> Directions for this task
All the data must come back unchanged, except that pictures are left out.
----- Information supplied -----
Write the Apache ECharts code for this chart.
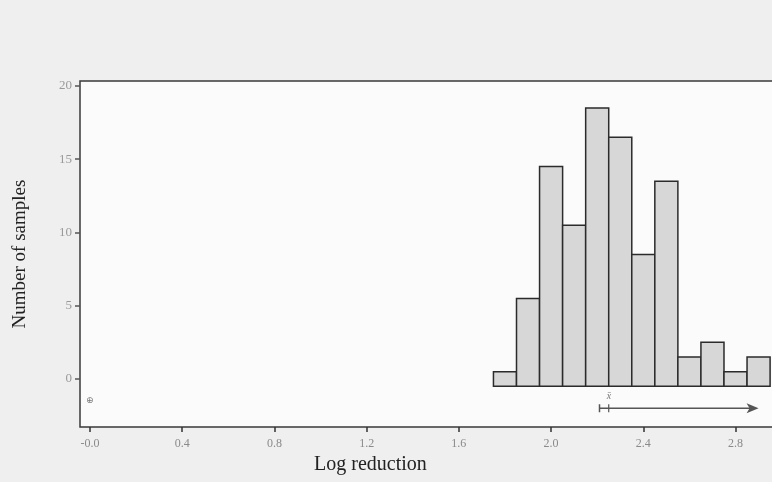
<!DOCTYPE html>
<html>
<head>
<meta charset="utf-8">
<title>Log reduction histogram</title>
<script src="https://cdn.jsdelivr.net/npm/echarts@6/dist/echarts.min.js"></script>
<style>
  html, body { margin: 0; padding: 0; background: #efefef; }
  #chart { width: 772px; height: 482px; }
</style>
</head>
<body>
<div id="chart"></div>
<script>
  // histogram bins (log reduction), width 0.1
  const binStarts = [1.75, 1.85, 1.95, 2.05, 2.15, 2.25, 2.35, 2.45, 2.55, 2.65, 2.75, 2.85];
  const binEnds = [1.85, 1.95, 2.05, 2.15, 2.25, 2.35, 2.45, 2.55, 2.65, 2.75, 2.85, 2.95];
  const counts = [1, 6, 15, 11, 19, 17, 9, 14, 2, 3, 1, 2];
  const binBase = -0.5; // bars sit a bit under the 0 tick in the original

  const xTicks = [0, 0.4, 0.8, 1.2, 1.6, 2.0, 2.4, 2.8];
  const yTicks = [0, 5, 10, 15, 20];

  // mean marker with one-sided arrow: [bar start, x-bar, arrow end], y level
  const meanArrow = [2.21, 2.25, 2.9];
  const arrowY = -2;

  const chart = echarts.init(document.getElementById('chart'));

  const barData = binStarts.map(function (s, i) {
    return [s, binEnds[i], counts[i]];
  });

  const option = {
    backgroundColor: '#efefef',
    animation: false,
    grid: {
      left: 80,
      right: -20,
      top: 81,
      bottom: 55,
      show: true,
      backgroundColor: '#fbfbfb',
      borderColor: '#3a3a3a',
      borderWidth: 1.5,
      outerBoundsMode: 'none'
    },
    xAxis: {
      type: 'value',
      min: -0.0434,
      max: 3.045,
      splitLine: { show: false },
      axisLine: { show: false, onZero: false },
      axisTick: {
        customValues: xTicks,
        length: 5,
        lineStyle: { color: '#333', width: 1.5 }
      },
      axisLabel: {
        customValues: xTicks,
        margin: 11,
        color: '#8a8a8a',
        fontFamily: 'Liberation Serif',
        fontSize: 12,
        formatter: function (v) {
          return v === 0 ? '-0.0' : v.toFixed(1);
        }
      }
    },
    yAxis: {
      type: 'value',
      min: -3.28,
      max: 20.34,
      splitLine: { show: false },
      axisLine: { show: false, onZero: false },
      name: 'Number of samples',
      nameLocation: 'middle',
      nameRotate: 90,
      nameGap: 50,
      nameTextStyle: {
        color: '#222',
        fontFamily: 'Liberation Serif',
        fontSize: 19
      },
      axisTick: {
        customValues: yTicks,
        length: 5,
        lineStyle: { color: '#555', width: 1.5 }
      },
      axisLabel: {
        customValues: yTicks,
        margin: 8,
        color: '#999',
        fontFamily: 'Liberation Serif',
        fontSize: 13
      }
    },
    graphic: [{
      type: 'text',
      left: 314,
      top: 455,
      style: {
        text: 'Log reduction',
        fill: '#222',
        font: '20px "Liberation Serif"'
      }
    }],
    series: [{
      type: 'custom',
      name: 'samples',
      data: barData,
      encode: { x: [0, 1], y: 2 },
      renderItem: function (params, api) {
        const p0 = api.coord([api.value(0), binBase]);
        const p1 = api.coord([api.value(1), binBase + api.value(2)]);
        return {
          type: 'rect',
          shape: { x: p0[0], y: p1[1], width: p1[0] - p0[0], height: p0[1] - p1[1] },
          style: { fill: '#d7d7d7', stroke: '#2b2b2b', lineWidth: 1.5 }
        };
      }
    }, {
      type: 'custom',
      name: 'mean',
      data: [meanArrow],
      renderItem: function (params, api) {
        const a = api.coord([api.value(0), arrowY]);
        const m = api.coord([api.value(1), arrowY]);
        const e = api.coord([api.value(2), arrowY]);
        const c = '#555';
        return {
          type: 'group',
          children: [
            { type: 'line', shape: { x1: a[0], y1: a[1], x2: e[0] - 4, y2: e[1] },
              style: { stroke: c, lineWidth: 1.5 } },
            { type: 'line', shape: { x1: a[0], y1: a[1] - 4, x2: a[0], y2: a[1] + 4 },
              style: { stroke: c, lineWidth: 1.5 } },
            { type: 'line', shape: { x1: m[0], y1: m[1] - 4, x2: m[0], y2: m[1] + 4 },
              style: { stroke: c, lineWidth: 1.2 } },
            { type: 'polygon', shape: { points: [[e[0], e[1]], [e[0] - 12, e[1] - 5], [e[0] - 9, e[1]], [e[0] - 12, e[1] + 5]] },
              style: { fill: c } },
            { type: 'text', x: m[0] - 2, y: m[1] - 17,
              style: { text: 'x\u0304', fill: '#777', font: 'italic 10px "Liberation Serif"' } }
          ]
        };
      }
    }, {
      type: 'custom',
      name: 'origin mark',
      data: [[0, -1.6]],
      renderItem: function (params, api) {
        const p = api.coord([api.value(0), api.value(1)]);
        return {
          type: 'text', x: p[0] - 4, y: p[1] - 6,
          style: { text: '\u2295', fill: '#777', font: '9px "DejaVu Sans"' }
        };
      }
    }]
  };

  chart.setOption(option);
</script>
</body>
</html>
-----
> Expected answer
Write the Apache ECharts code for this chart.
<!DOCTYPE html>
<html>
<head>
<meta charset="utf-8">
<title>Log reduction histogram</title>
<script src="https://cdn.jsdelivr.net/npm/echarts@6/dist/echarts.min.js"></script>
<style>
  html, body { margin: 0; padding: 0; background: #efefef; }
  #chart { width: 772px; height: 482px; }
</style>
</head>
<body>
<div id="chart"></div>
<script>
  // histogram bins (log reduction), width 0.1
  const binStarts = [1.75, 1.85, 1.95, 2.05, 2.15, 2.25, 2.35, 2.45, 2.55, 2.65, 2.75, 2.85];
  const binEnds = [1.85, 1.95, 2.05, 2.15, 2.25, 2.35, 2.45, 2.55, 2.65, 2.75, 2.85, 2.95];
  const counts = [1, 6, 15, 11, 19, 17, 9, 14, 2, 3, 1, 2];
  const binBase = -0.5; // bars sit a bit under the 0 tick in the original

  const xTicks = [0, 0.4, 0.8, 1.2, 1.6, 2.0, 2.4, 2.8];
  const yTicks = [0, 5, 10, 15, 20];

  // mean marker with one-sided arrow: [bar start, x-bar, arrow end], y level
  const meanArrow = [2.21, 2.25, 2.9];
  const arrowY = -2;

  const chart = echarts.init(document.getElementById('chart'));

  const barData = binStarts.map(function (s, i) {
    return [s, binEnds[i], counts[i]];
  });

  const option = {
    backgroundColor: '#efefef',
    animation: false,
    grid: {
      left: 80,
      right: -20,
      top: 81,
      bottom: 55,
      show: true,
      backgroundColor: '#fbfbfb',
      borderColor: '#3a3a3a',
      borderWidth: 1.5,
      outerBoundsMode: 'none'
    },
    xAxis: {
      type: 'value',
      min: -0.0434,
      max: 3.045,
      splitLine: { show: false },
      axisLine: { show: false, onZero: false },
      axisTick: {
        customValues: xTicks,
        length: 5,
        lineStyle: { color: '#333', width: 1.5 }
      },
      axisLabel: {
        customValues: xTicks,
        margin: 11,
        color: '#8a8a8a',
        fontFamily: 'Liberation Serif',
        fontSize: 12,
        formatter: function (v) {
          return v === 0 ? '-0.0' : v.toFixed(1);
        }
      }
    },
    yAxis: {
      type: 'value',
      min: -3.28,
      max: 20.34,
      splitLine: { show: false },
      axisLine: { show: false, onZero: false },
      name: 'Number of samples',
      nameLocation: 'middle',
      nameRotate: 90,
      nameGap: 50,
      nameTextStyle: {
        color: '#222',
        fontFamily: 'Liberation Serif',
        fontSize: 19
      },
      axisTick: {
        customValues: yTicks,
        length: 5,
        lineStyle: { color: '#555', width: 1.5 }
      },
      axisLabel: {
        customValues: yTicks,
        margin: 8,
        color: '#999',
        fontFamily: 'Liberation Serif',
        fontSize: 13
      }
    },
    graphic: [{
      type: 'text',
      left: 314,
      top: 455,
      style: {
        text: 'Log reduction',
        fill: '#222',
        font: '20px "Liberation Serif"'
      }
    }],
    series: [{
      type: 'custom',
      name: 'samples',
      data: barData,
      encode: { x: [0, 1], y: 2 },
      renderItem: function (params, api) {
        const p0 = api.coord([api.value(0), binBase]);
        const p1 = api.coord([api.value(1), binBase + api.value(2)]);
        return {
          type: 'rect',
          shape: { x: p0[0], y: p1[1], width: p1[0] - p0[0], height: p0[1] - p1[1] },
          style: { fill: '#d7d7d7', stroke: '#2b2b2b', lineWidth: 1.5 }
        };
      }
    }, {
      type: 'custom',
      name: 'mean',
      data: [meanArrow],
      renderItem: function (params, api) {
        const a = api.coord([api.value(0), arrowY]);
        const m = api.coord([api.value(1), arrowY]);
        const e = api.coord([api.value(2), arrowY]);
        const c = '#555';
        return {
          type: 'group',
          children: [
            { type: 'line', shape: { x1: a[0], y1: a[1], x2: e[0] - 4, y2: e[1] },
              style: { stroke: c, lineWidth: 1.5 } },
            { type: 'line', shape: { x1: a[0], y1: a[1] - 4, x2: a[0], y2: a[1] + 4 },
              style: { stroke: c, lineWidth: 1.5 } },
            { type: 'line', shape: { x1: m[0], y1: m[1] - 4, x2: m[0], y2: m[1] + 4 },
              style: { stroke: c, lineWidth: 1.2 } },
            { type: 'polygon', shape: { points: [[e[0], e[1]], [e[0] - 12, e[1] - 5], [e[0] - 9, e[1]], [e[0] - 12, e[1] + 5]] },
              style: { fill: c } },
            { type: 'text', x: m[0] - 2, y: m[1] - 17,
              style: { text: 'x\u0304', fill: '#777', font: 'italic 10px "Liberation Serif"' } }
          ]
        };
      }
    }, {
      type: 'custom',
      name: 'origin mark',
      data: [[0, -1.6]],
      renderItem: function (params, api) {
        const p = api.coord([api.value(0), api.value(1)]);
        return {
          type: 'text', x: p[0] - 4, y: p[1] - 6,
          style: { text: '\u2295', fill: '#777', font: '9px "DejaVu Sans"' }
        };
      }
    }]
  };

  chart.setOption(option);
</script>
</body>
</html>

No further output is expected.